→ **Stated exercise**: In the listing below, locate the line containing "Convert this diagram to TikZ code." and the line containing "(0,0) rectangle (1618,868);". Output both of them and every line between, exactly as written, and nothing more.

→ **Extracted records**:
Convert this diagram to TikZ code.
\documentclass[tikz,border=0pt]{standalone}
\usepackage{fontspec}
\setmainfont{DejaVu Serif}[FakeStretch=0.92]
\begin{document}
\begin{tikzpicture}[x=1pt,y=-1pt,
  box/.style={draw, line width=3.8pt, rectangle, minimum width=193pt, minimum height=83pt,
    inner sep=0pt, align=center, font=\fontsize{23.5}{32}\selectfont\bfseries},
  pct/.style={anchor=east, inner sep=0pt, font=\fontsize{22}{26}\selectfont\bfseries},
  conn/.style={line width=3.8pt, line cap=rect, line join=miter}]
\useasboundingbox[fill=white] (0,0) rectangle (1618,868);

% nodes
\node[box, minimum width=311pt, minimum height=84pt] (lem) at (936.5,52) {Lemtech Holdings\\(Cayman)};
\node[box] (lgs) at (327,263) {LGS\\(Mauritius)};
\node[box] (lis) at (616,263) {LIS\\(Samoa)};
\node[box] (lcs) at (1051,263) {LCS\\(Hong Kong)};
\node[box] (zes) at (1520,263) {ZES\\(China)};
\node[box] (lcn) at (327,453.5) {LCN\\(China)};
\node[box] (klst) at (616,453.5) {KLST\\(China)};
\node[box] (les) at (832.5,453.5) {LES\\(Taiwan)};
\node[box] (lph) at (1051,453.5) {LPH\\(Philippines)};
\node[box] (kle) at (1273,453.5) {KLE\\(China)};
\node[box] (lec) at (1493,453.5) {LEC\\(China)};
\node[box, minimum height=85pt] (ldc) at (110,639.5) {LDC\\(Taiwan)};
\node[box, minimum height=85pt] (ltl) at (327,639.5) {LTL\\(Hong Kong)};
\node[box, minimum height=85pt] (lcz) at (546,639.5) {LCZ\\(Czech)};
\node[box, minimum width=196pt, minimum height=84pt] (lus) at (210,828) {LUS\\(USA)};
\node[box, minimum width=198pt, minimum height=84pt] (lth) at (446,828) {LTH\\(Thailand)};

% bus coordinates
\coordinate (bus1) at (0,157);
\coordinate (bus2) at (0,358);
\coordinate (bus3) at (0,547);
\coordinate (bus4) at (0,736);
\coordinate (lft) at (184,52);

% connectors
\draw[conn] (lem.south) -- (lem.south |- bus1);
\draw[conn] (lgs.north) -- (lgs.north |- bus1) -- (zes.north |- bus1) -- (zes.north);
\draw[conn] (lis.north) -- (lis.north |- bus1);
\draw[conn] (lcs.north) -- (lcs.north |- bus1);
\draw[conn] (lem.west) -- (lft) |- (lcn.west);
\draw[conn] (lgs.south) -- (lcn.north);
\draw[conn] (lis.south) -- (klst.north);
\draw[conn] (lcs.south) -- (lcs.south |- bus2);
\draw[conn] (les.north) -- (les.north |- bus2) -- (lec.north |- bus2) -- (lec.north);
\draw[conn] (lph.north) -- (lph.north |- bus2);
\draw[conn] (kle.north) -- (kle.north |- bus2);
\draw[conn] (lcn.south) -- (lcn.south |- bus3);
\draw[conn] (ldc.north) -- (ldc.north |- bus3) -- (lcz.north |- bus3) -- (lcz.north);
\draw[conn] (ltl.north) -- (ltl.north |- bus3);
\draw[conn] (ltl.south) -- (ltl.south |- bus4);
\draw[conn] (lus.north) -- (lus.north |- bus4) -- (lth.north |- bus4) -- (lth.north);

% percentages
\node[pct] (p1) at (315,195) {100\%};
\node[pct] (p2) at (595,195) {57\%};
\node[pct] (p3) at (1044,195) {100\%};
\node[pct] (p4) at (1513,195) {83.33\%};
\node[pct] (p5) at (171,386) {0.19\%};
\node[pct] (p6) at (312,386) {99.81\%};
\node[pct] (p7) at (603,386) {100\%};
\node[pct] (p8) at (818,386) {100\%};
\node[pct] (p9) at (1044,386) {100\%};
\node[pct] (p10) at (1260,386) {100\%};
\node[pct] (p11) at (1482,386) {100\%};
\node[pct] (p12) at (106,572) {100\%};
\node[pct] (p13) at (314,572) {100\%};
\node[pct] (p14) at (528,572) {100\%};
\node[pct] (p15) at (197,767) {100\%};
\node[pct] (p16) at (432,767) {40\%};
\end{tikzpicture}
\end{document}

--

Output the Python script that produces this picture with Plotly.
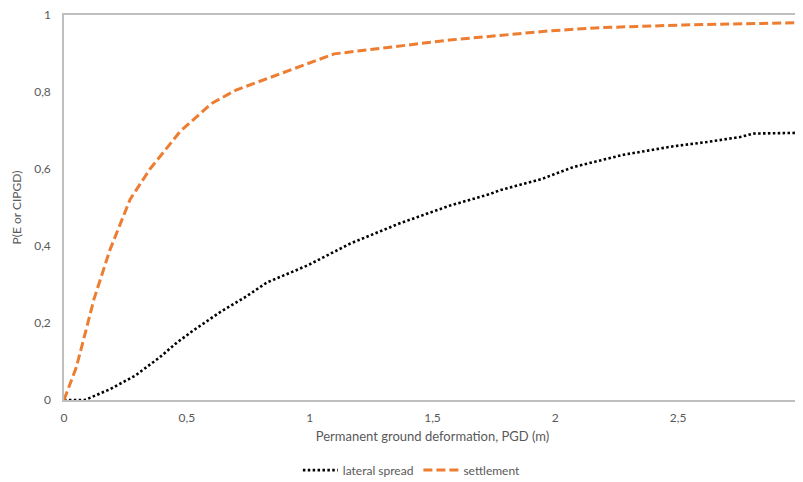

→ **Expected output**:
Convert this diagram to TikZ code.
\documentclass[tikz,border=0pt]{standalone}
\usepackage{fontspec}
\setmainfont{DejaVu Serif}[FakeStretch=0.92]
\begin{document}
\begin{tikzpicture}[x=1pt,y=-1pt,
  box/.style={draw, line width=3.8pt, rectangle, minimum width=193pt, minimum height=83pt,
    inner sep=0pt, align=center, font=\fontsize{23.5}{32}\selectfont\bfseries},
  pct/.style={anchor=east, inner sep=0pt, font=\fontsize{22}{26}\selectfont\bfseries},
  conn/.style={line width=3.8pt, line cap=rect, line join=miter}]
\useasboundingbox[fill=white] (0,0) rectangle (1618,868);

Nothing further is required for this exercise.